Menurut perkiraan Faisal, inflasi umum pada tahun 2022 akan berada di kisaran 6,27 persen yoy. Ia pun menjabarkan hitungannya.
Harga Pertalite naik dari Rp 7.650 per liter menjadi Rp 10.000 per liter, atau ada peningkatan sebesar 30,72%.
Sedangkan harga Pertamax naik 16,00%, dari Rp 12.500 per liter menjadi Rp 14.500 per liter.
Baca juga: Laju Rupiah Pagi Ini Melemah Usai Bank Indonesia Umumkan Kenaikan Suku Bunga Acuan Kemarin
Nah, peningkatan harga kedua jenis BBM ini akan memberi tambahan inflasi sebesar 1,35% poin.
Sementara itu, kenaikan harga Solar tercatat sebesar 32,04%, atau dari Rp 5.150 per liter menjadi Rp 6.800 per liter.
Peningkatan harga Solar ini berkontribusi sebesar 0,17% poin terhadap tingkat inflasi.
Hitungan tersebut sudah menghitung dampak pada putaran pertama (first round impact) maupun dampak lanjutan pada inflasi lainnya (second round impact), seperti naiknya harga jasa transportasi, distribusi, hingga kenaikan harga barang dan jasa lainnya.
Sehubungan dengan dampak second round dimpact, inflasi inti diperkirakan akan berada di kisaran 4,35% yoy pada akhir tahun 2022, atau juga melampaui batas atas kisaran sasaran BI yang sebesar 4% yoy.
Lebih lanjut, dengan menimbang hanya tersisa empat bulan berjalan di sisa tahun 2022, maka bisa saja dampak ini masih akan berlanjut pada tahun 2023, terutama pada paruh pertama.
Hal ini disebabkan adanya kondisi harga beberapa barang dan jasa yang cenderung lambat terhadap penyesuaian harga.
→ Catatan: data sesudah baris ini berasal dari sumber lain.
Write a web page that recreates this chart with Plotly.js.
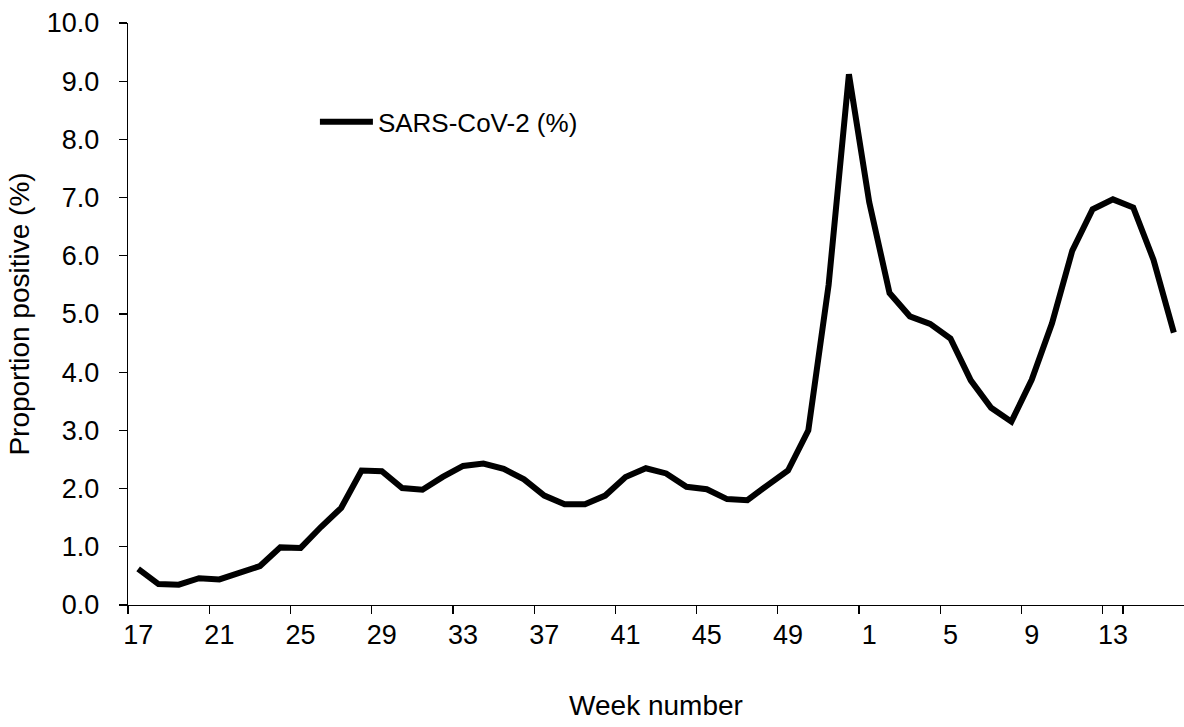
<!DOCTYPE html>
<html>
<head>
<meta charset="utf-8">
<script src="https://cdn.plot.ly/plotly-3.0.1.min.js"></script>
<style>html,body{margin:0;padding:0;background:#fff;}#chart{width:1184px;height:727px;}</style>
</head>
<body>
<div id="chart"></div>
<script>
// Week numbers (week 17 of one year through week 16 of the next)
const weeks = ["17","18","19","20","21","22","23","24","25","26","27","28","29","30","31","32","33","34","35","36","37","38","39","40","41","42","43","44","45","46","47","48","49","50","51","52","1","2","3","4","5","6","7","8","9","10","11","12","13","14","15","16"];
// Proportion positive for SARS-CoV-2 (%)
const sarsCov2 = [0.62,0.36,0.35,0.46,0.44,0.56,0.67,0.99,0.98,1.34,1.67,2.31,2.30,2.01,1.98,2.20,2.39,2.43,2.34,2.16,1.88,1.73,1.73,1.88,2.20,2.35,2.26,2.03,1.99,1.82,1.80,2.06,2.31,3.00,5.50,9.12,6.92,5.36,4.96,4.83,4.58,3.86,3.39,3.15,3.87,4.84,6.09,6.80,6.97,6.83,5.93,4.68];
// Labelled weeks on the x axis
const xTickLabels = ["17","21","25","29","33","37","41","45","49","1","5","9","13"];
const yTickVals = [0,1,2,3,4,5,6,7,8,9,10];
const seriesName = "SARS-CoV-2 (%)";

const FONT = "Liberation Sans, Arial, Helvetica, sans-serif";

const trace = {
  x: weeks,
  y: sarsCov2,
  type: "scatter",
  mode: "lines",
  name: seriesName,
  line: {color: "#000000", width: 6},
  showlegend: true
};

const layout = {
  width: 1184,
  height: 727,
  margin: {l: 128, r: 0, t: 23, b: 122, pad: 0},
  paper_bgcolor: "#ffffff",
  plot_bgcolor: "#ffffff",
  font: {family: FONT, size: 27, color: "#000000"},
  showlegend: true,
  legend: {
    x: 0.177, y: 0.83, xanchor: "left", yanchor: "middle",
    itemwidth: 53,
    bgcolor: "rgba(0,0,0,0)",
    font: {family: FONT, size: 26, color: "#000000"}
  },
  xaxis: {
    type: "category",
    categoryorder: "array",
    categoryarray: weeks,
    range: [-0.5, weeks.length - 0.5],
    tickmode: "array",
    tickvals: xTickLabels,
    ticktext: xTickLabels,
    tickson: "boundaries",
    tickangle: 0,
    ticks: "outside",
    ticklen: 8,
    tickwidth: 1.3,
    tickcolor: "#000000",
    ticklabelstandoff: 5,
    showline: true,
    linecolor: "#000000",
    linewidth: 1.3,
    showgrid: false,
    zeroline: false,
    tickfont: {family: FONT, size: 27, color: "#000000"},
    title: {text: "Week number", font: {family: FONT, size: 28, color: "#000000"}, standoff: 46}
  },
  yaxis: {
    range: [0, 10],
    tickmode: "array",
    tickvals: yTickVals,
    tickformat: ".1f",
    ticks: "outside",
    ticklen: 8,
    tickwidth: 1.3,
    tickcolor: "#000000",
    ticklabelstandoff: 14,
    showline: true,
    linecolor: "#000000",
    linewidth: 1.3,
    showgrid: false,
    zeroline: false,
    tickfont: {family: FONT, size: 27, color: "#000000"},
    title: {text: "Proportion positive (%)", font: {family: FONT, size: 28, color: "#000000"}, standoff: 9}
  }
};

Plotly.newPlot("chart", [trace], layout, {displayModeBar: false, staticPlot: true});
</script>
</body>
</html>
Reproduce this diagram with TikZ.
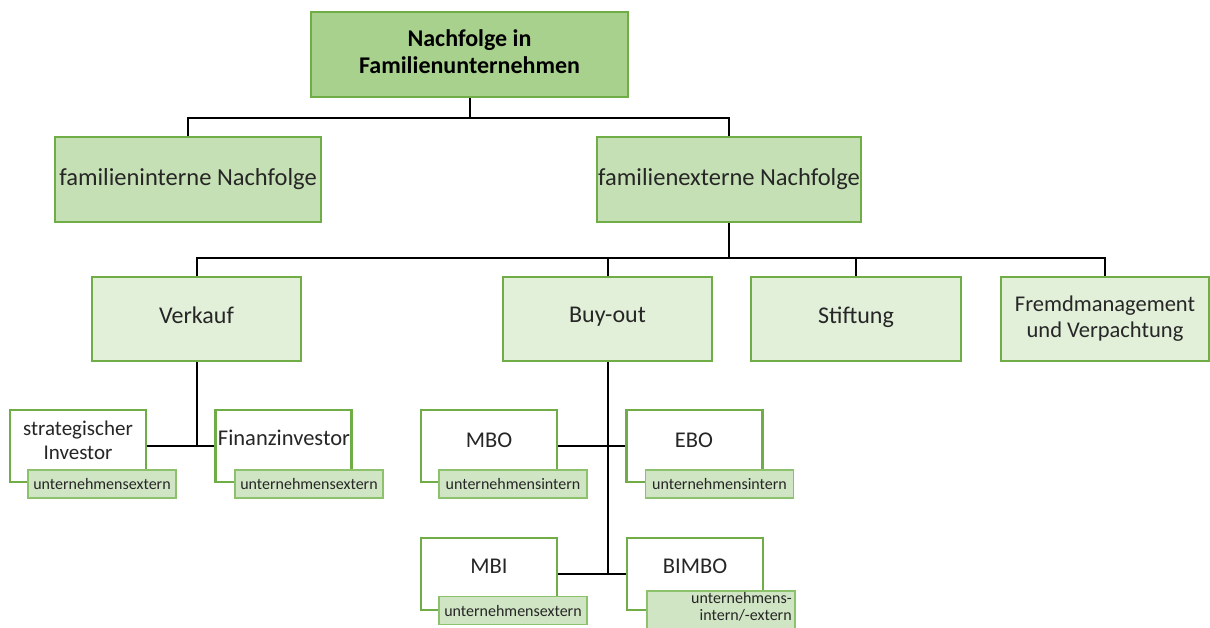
\documentclass[tikz,border=0pt]{standalone}
\usepackage{fontspec}
\setmainfont{Carlito}
\definecolor{gborder}{HTML}{70AD47}
\definecolor{gtop}{HTML}{A9D18E}
\definecolor{gmid}{HTML}{C5E0B4}
\definecolor{glight}{HTML}{E2F0D9}
\definecolor{gtag}{HTML}{D0E5C4}
\definecolor{gtagb}{HTML}{8CC26C}
\definecolor{txt}{HTML}{262626}
\tikzset{
  box/.style={draw=gborder, line width=2.4pt, inner sep=0pt, align=center, text=txt},
  topbox/.style={box, fill=gtop, font=\fontsize{24}{27}\selectfont\bfseries, text=black},
  midbox/.style={box, fill=gmid, font=\fontsize{24.5}{28}\selectfont},
  lowbox/.style={box, fill=glight, font=\fontsize{24}{28}\selectfont},
  leafbox/.style={box, fill=white, minimum width=136pt, minimum height=72pt},
  leaftext/.style={inner sep=0pt, align=center, text=txt, font=\fontsize{22.5}{24}\selectfont},
  tagbox/.style={draw=gtagb, line width=1.8pt, fill=gtag, inner sep=0pt, minimum width=148pt, minimum height=28pt, text=txt, font=\fontsize{16}{18}\selectfont},
  conn/.style={draw=black, line width=2pt}
}
\begin{document}
\begin{tikzpicture}[x=1pt,y=-1pt]
\useasboundingbox (0,0) rectangle (1210,627);
% level 0
\node[topbox, minimum width=317pt, minimum height=85pt] (top) at (469.5,54.5) {\raisebox{6pt}{\begin{tabular}{@{}c@{}}Nachfolge in\\Familienunternehmen\end{tabular}}};
% level 1
\node[midbox, minimum width=266pt, minimum height=85pt] (intern) at (188,179.5) {\raisebox{4pt}{familieninterne Nachfolge}};
\node[midbox, minimum width=264pt, minimum height=85pt] (extern) at (729,179.5) {\raisebox{4pt}{familienexterne Nachfolge}};
% level 2
\node[lowbox, minimum width=209pt, minimum height=84pt] (verkauf) at (196.5,319) {\raisebox{8pt}{Verkauf}};
\node[lowbox, minimum width=209pt, minimum height=84pt] (buyout) at (607.5,319) {\raisebox{8pt}{Buy-out}};
\node[lowbox, minimum width=210pt, minimum height=84pt] (stiftung) at (856,319) {\raisebox{8pt}{Stiftung}};
\node[lowbox, minimum width=208pt, minimum height=84pt, font=\fontsize{22.5}{26}\selectfont] (fremd) at (1105,319) {\raisebox{4pt}{\begin{tabular}{@{}c@{}}Fremdmanagement\\und Verpachtung\end{tabular}}};
% leaves
\node[leafbox] (si) at (78,446) {};
\node[leaftext, font=\fontsize{21}{24}\selectfont] (sit) at (78,440) {strategischer\\Investor};
\node[tagbox] (sitag) at (102,484) {unternehmensextern};
\node[leafbox] (fi) at (283.5,446) {};
\node[leaftext] (fit) at (284,438) {Finanzinvestor};
\node[tagbox] (fitag) at (309,484) {unternehmensextern};
\node[leafbox] (mbo) at (489,446) {};
\node[leaftext] (mbot) at (489,440) {MBO};
\node[tagbox] (mbotag) at (513,484) {unternehmensintern};
\node[leafbox] (ebo) at (694.5,446) {};
\node[leaftext] (ebot) at (694,440) {EBO};
\node[tagbox] (ebotag) at (719.5,484) {unternehmensintern};
\node[leafbox] (mbi) at (489,574) {};
\node[leaftext] (mbit) at (489,566) {MBI};
\node[tagbox] (mbitag) at (513,610.5) {unternehmensextern};
\node[leafbox] (bimbo) at (695,574) {};
\node[leaftext] (bimbot) at (695,566) {BIMBO};
\node[tagbox, minimum height=38pt] (bimbotag) at (721,610) {};
\node[inner sep=0pt, align=right, text=txt, font=\fontsize{16}{17}\selectfont, anchor=north east] (bimbotagt) at ([xshift=-4pt,yshift=-2pt]bimbotag.north east) {unternehmens-\\intern/-extern};
% connectors
\coordinate (j0) at (469.5,118);
\draw[conn] (top.south) -- (j0);
\draw[conn] (intern.north) |- (j0) -| (extern.north);
\coordinate (j1) at (729,258);
\draw[conn] (extern.south) -- (j1);
\draw[conn] (verkauf.north) |- (j1) -| (fremd.north);
\draw[conn] (buyout.north) -- (buyout.north |- j1);
\draw[conn] (stiftung.north) -- (stiftung.north |- j1);
\draw[conn] (verkauf.south) -- (verkauf.south |- si.east);
\draw[conn] (si.east) -- (fi.west);
\draw[conn] (buyout.south) -- (buyout.south |- mbi.east);
\draw[conn] (mbo.east) -- (ebo.west);
\draw[conn] (mbi.east) -- (bimbo.west);
\end{tikzpicture}
\end{document}
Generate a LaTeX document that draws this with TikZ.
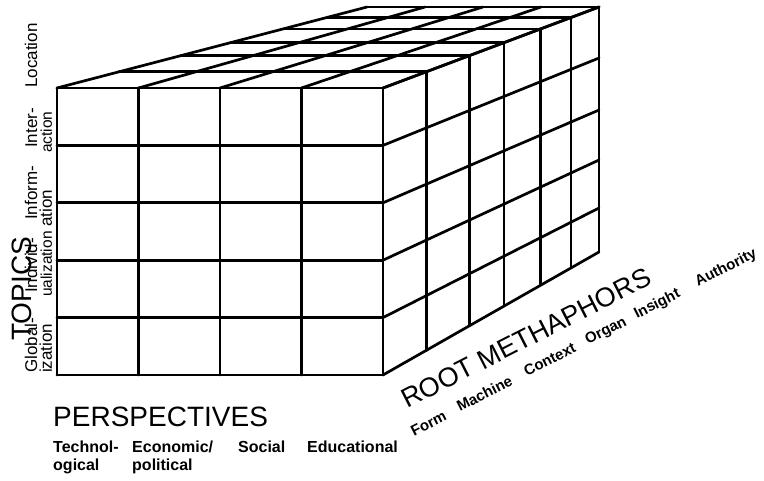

Dengan demikian, ia memperkirakan inflasi umum pada tahun 2023 akan berada di kisaran 3,5% YoY hingga 4,00% YoY.
Kenaikan inflasi yang berlanjut ini juga membuka peluang bagi BI untuk melanjutkan kenaikan suku bunga acuan pada awal tahun depan. (Bidara Pink)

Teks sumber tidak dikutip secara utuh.